My question today is: do people of the United States possess sufficient virtue to be self-governing?

At the time of America’s founding the framers of our nation defined virtue to be public-mindedness, the ability to put the common good before self-interest.

The U.S National Archives reports that in Revolutionary-era writings the word “virtue” appears about six thousand times. That’s more than the word “freedom”.

A democratic republic depends on the people being able to be self-governed. And this self-governance depends upon individual and collective virtue.
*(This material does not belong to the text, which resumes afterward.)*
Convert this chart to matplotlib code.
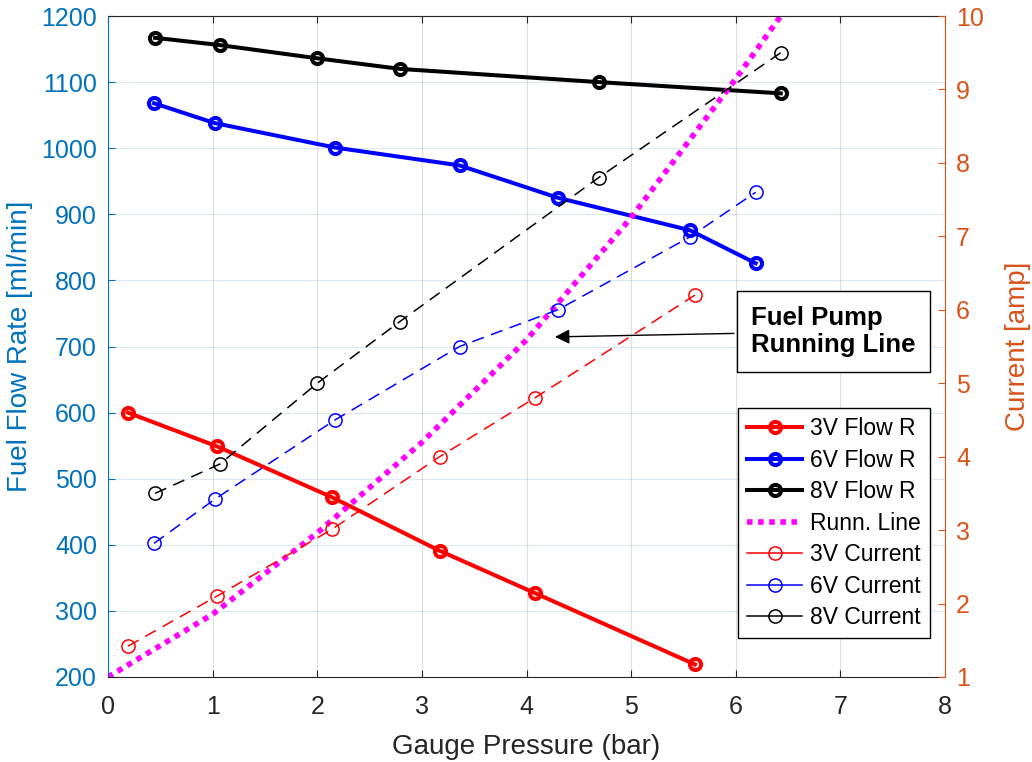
import numpy as np
import matplotlib
matplotlib.use("Agg")
import matplotlib.pyplot as plt
from matplotlib.legend_handler import HandlerLine2D

plt.rcParams['font.family'] = ['Liberation Sans', 'DejaVu Sans']

# pressure points (bar) for each voltage
x_3v = [0.19, 1.04, 2.14, 3.17, 4.08, 5.61]
x_6v = [0.44, 1.02, 2.17, 3.36, 4.30, 5.56, 6.19]
x_8v = [0.45, 1.07, 2.00, 2.79, 4.69, 6.43]

# flow rate (ml/min)
flow_3v = [600, 549, 472, 391, 327, 219]
flow_6v = [1068, 1038, 1001, 974, 925, 876, 826]
flow_8v = [1167, 1156, 1136, 1120, 1100, 1083]

# current (amp)
cur_3v = [1.42, 2.10, 3.01, 4.00, 4.80, 6.20]
cur_6v = [2.82, 3.42, 4.50, 5.50, 6.00, 6.99, 7.60]
cur_8v = [3.50, 3.90, 5.00, 5.84, 7.80, 9.50]

# pump running line (ml/min)
run_x = [0, 1, 2, 3, 4, 5, 6, 6.43]
run_y = [200, 295, 418, 555, 710, 895, 1105, 1200]

c_left = '#0072BD'
c_right = '#D95319'
c_dark = '#262626'

fig = plt.figure(figsize=(10.32, 7.62), dpi=100)
ax = fig.add_axes([108/1032, 1 - 677/762, 837/1032, 661/762])
ax2 = ax.twinx()

thick = dict(lw=2.9, marker='o', ms=8, mew=2.9, mfc='none')
thin = dict(lw=1.1, marker='o', ms=9.5, mew=1.1, mfc='none', ls=(0, (8, 5)))

h1, = ax.plot(x_3v, flow_3v, color='r', mec='r', label='3V Flow R', **thick)
h2, = ax.plot(x_6v, flow_6v, color='b', mec='b', label='6V Flow R', **thick)
h3, = ax.plot(x_8v, flow_8v, color='k', mec='k', label='8V Flow R', **thick)
h4, = ax.plot(run_x, run_y, color='#FF00FF', lw=4, ls=(0, (1, 1)), label='Runn. Line')
h5, = ax2.plot(x_3v, cur_3v, color='r', mec='r', label='3V Current', **thin)
h6, = ax2.plot(x_6v, cur_6v, color='b', mec='b', label='6V Current', **thin)
h7, = ax2.plot(x_8v, cur_8v, color='k', mec='k', label='8V Current', **thin)

ax.set_xlim(0, 8)
ax.set_ylim(200, 1200)
ax2.set_ylim(1, 10)
ax.set_xticks(range(0, 9))
ax.set_yticks(range(200, 1201, 100))
ax2.set_yticks(range(1, 11))

ax.grid(axis='x', color=c_dark, alpha=0.15, lw=0.8)
ax.grid(axis='y', color=c_left, alpha=0.15, lw=0.8)
ax.set_axisbelow(True)

ax.tick_params(axis='x', direction='in', top=True, length=5, labelsize=18,
               colors=c_dark, pad=13)
ax.tick_params(axis='y', direction='in', length=5, labelsize=18,
               colors=c_left, pad=8)
ax2.tick_params(axis='y', direction='in', length=5, labelsize=18,
                colors=c_right, pad=8)

ax.spines['right'].set_visible(False)
ax.spines['left'].set_color(c_left)
ax.spines['top'].set_color(c_dark)
ax.spines['bottom'].set_color(c_dark)
for s in ['left', 'top', 'bottom']:
    ax2.spines[s].set_visible(False)
ax2.spines['right'].set_color(c_right)

ax.set_xlabel('Gauge Pressure (bar)', fontsize=20, color=c_dark)
ax.set_ylabel('Fuel Flow Rate [ml/min]', fontsize=20, color=c_left)
ax2.set_ylabel('Current [amp]', fontsize=20, color=c_right)
ax.xaxis.set_label_coords(0.5, -0.086)
ax.yaxis.set_label_coords(-0.0896, 0.5)
ax2.yaxis.set_label_coords(1.072, 0.5)

ax2.annotate('Fuel Pump\nRunning Line', xy=(4.245, 5.63),
             xytext=(0.8077, 0.565), textcoords='figure fraction',
             ha='center', va='center', multialignment='left',
             fontsize=18.5, fontweight='bold', linespacing=1.2,
             bbox=dict(boxstyle='square,pad=0.55', fc='white', ec='k', lw=1),
             arrowprops=dict(arrowstyle='-|>', color='k', lw=1,
                             mutation_scale=22))


def solid_handle(leg_line, orig):
    leg_line.update_from(orig)
    leg_line.set_linestyle('-')


leg = ax2.legend(handles=[h1, h2, h3, h4, h5, h6, h7],
                 handler_map={h5: HandlerLine2D(update_func=solid_handle),
                              h6: HandlerLine2D(update_func=solid_handle),
                              h7: HandlerLine2D(update_func=solid_handle)},
                 loc='upper right', bbox_to_anchor=(930/1032, 1 - 408/762),
                 bbox_transform=fig.transFigure, borderaxespad=0,
                 fontsize=16.5, handlelength=2.4, handletextpad=0.35,
                 labelspacing=0.37, borderpad=0.4,
                 numpoints=1, fancybox=False, framealpha=1, edgecolor='k')
leg.get_frame().set_linewidth(1)

fig.savefig('out.png', dpi=100)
Jefferson wrote, “No government can continue good but under the control of the people, and their minds (must be) in the habits of virtue.”

What about today?

In order to maintain a vibrant democracy, we must be able to self-regulate our behaviors, ambitions, and passions. To do this we must return to valuing the virtue of common good over individual gain.

This has been our continual struggle as a nation since our beginning. This is why our dream of a democratic nation was an ideal from the start. An ideal that is left up to each generation to strive for.

Virtue encompasses goodwill, tolerance, kindness, respect, honor, and honesty. These are all characteristics each individual is capable of, and each must strive to be so. For our collective destiny lies within the ability of individuals seeking virtue in their daily actions.

I’m Dan Kenney, and this is my perspective.

Dan Kenney is a retired elementary school teacher and the founder of DeKalb County Community Gardens. He's also a published poet and writer.